START TASK DATA

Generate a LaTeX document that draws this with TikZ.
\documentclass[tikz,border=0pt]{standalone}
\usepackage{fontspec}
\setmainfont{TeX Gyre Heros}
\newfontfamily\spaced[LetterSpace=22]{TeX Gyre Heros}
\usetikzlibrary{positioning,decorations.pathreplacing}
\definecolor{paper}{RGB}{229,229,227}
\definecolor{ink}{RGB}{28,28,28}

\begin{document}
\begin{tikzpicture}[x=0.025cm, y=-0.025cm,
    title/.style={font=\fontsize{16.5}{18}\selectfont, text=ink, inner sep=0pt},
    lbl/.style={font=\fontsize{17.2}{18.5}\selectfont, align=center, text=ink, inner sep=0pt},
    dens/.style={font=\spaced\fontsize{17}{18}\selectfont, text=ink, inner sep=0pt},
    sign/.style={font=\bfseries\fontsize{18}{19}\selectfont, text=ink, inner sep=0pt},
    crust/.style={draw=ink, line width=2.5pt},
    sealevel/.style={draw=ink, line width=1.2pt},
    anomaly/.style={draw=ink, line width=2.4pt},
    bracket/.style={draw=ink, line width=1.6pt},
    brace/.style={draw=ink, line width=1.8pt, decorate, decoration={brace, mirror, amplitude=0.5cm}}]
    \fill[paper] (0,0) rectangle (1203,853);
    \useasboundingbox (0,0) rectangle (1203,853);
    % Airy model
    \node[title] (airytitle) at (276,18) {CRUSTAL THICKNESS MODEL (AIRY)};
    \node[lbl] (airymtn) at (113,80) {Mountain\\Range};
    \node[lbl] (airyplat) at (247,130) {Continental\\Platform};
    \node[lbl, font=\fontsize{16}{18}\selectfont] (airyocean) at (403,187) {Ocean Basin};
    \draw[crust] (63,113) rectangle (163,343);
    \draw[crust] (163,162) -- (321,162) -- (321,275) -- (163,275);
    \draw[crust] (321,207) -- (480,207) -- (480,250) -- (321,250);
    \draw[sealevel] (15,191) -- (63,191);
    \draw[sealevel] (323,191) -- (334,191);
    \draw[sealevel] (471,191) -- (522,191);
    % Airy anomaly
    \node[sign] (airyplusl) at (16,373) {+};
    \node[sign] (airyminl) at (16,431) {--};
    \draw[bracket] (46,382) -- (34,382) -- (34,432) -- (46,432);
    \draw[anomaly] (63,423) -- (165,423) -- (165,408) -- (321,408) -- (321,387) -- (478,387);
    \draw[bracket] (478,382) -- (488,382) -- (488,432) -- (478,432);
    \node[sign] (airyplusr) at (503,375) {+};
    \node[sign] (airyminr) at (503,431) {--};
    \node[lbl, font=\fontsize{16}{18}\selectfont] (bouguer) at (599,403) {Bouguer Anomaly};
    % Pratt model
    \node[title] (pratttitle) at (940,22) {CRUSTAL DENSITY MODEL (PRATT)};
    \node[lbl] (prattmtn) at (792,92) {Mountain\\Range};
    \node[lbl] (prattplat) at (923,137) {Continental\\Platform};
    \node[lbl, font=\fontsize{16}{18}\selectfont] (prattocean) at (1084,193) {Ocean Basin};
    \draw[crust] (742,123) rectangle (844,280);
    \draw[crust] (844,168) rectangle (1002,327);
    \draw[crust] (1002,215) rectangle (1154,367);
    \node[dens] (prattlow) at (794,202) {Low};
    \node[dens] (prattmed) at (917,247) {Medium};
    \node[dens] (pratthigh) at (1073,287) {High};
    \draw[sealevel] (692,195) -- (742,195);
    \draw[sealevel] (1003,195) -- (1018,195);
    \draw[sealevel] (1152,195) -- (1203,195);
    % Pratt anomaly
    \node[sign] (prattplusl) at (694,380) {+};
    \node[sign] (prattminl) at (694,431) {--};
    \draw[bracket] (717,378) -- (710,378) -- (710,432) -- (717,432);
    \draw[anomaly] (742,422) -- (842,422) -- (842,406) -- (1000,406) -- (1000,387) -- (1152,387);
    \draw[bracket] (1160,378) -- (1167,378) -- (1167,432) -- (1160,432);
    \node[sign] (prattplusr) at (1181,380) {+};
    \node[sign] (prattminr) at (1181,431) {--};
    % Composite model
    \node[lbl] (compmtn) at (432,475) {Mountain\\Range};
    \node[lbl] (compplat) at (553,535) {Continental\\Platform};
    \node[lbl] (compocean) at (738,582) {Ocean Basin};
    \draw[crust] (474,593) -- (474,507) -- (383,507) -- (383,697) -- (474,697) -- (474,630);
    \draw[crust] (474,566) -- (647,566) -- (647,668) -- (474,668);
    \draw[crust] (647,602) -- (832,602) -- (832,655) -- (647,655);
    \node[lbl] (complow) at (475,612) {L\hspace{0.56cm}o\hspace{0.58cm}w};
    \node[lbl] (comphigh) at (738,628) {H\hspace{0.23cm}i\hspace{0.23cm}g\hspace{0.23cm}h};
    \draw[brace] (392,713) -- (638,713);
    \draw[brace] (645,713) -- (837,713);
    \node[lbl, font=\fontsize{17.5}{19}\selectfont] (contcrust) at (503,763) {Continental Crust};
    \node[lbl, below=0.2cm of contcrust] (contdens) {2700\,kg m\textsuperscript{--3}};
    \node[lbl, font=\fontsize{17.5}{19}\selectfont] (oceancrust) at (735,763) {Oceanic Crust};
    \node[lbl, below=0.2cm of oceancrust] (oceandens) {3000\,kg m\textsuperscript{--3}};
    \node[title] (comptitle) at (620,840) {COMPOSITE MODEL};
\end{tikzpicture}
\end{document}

END TASK DATA
START TASK DATA

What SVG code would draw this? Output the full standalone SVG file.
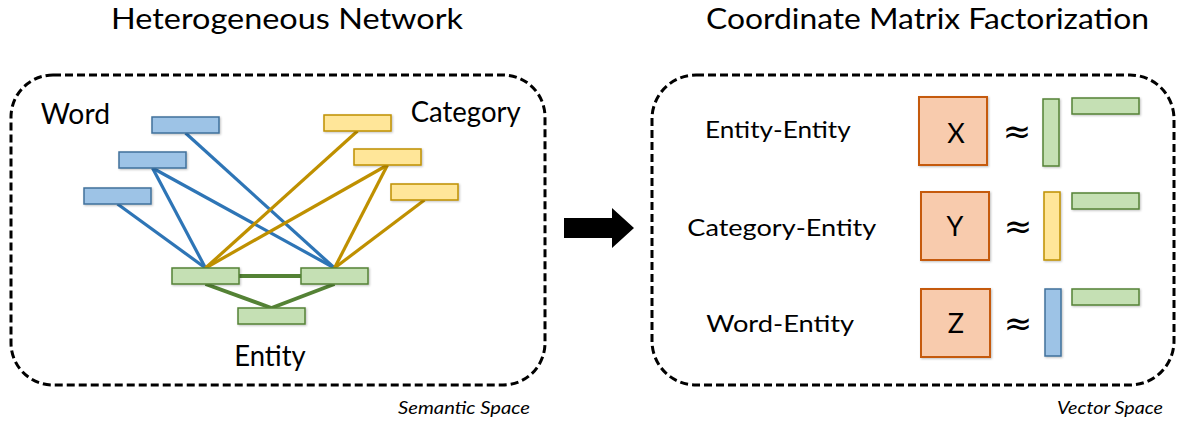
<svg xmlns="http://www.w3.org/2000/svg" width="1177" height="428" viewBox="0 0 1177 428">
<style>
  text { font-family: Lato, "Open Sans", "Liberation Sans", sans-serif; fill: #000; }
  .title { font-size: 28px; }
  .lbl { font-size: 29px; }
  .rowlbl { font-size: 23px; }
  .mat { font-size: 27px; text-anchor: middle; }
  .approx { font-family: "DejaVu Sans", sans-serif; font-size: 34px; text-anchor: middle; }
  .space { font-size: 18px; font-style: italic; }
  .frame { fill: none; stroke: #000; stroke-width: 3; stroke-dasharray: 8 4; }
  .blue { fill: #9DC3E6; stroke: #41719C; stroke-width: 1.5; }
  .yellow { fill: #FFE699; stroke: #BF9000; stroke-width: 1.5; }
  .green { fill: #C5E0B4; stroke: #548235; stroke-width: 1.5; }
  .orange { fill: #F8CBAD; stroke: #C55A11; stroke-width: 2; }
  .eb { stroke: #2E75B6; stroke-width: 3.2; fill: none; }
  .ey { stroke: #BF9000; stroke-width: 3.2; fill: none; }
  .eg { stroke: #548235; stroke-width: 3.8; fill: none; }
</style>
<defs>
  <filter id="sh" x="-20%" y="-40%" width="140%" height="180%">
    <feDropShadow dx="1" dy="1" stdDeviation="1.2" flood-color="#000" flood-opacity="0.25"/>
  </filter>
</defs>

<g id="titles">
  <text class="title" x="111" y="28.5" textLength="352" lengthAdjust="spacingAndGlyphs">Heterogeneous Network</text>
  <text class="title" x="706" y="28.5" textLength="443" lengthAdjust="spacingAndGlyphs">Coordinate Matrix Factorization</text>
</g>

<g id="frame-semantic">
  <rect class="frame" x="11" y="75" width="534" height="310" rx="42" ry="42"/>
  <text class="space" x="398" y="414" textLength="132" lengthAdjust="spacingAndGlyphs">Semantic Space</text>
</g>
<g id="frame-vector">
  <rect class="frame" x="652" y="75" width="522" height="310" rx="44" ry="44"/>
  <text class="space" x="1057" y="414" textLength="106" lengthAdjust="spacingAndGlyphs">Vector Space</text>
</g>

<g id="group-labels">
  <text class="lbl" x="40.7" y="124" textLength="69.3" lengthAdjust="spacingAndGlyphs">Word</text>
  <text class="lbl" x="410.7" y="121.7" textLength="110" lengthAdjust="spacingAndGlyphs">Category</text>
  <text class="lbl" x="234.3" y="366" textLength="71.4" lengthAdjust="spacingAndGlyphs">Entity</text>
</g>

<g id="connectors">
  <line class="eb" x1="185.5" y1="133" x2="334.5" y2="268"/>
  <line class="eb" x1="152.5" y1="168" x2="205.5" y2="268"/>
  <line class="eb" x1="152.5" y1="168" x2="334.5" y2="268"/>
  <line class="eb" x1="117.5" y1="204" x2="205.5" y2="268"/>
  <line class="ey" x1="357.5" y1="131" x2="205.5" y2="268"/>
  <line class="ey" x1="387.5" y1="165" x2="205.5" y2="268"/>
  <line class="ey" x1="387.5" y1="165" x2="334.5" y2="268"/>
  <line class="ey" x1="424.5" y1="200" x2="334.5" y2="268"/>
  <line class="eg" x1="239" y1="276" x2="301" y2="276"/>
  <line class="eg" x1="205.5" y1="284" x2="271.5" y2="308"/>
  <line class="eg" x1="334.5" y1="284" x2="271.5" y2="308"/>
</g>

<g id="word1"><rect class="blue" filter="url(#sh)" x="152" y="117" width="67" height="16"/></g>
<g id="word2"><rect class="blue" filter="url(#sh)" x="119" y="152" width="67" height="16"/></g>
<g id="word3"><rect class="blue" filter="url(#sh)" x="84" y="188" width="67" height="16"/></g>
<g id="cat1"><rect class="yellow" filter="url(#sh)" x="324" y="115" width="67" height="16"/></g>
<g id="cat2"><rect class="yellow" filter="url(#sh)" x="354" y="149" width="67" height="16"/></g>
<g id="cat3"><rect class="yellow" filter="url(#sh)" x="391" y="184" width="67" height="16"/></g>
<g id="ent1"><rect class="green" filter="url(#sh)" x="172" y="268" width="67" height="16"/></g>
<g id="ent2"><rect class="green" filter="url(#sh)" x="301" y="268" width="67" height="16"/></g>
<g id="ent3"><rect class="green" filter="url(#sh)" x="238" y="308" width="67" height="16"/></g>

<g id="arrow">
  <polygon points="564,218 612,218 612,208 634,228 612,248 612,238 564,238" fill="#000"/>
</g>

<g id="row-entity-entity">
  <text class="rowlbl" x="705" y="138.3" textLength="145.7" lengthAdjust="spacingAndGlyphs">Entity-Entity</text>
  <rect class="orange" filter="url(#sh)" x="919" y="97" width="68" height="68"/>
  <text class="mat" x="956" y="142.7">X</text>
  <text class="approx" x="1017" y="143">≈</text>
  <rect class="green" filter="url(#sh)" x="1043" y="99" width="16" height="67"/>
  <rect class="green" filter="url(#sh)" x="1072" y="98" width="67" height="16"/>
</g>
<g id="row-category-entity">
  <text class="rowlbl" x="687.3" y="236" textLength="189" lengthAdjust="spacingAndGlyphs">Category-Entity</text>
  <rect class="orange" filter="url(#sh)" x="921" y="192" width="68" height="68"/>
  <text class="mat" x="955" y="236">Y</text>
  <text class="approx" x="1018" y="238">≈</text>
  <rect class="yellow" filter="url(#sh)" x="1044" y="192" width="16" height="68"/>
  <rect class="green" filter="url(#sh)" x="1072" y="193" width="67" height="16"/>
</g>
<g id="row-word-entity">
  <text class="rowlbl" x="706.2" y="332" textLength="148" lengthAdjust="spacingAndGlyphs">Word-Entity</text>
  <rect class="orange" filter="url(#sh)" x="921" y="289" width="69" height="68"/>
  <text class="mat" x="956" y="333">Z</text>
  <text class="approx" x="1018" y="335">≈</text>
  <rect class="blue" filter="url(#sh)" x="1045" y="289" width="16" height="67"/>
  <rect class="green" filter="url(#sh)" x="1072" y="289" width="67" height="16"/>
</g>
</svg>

END TASK DATA

[WHAT THE EXERCISE ASKS] Copy out the lines that hold "this".

[TASK RESPONSE]
Generate a LaTeX document that draws this with TikZ.
What SVG code would draw this? Output the full standalone SVG file.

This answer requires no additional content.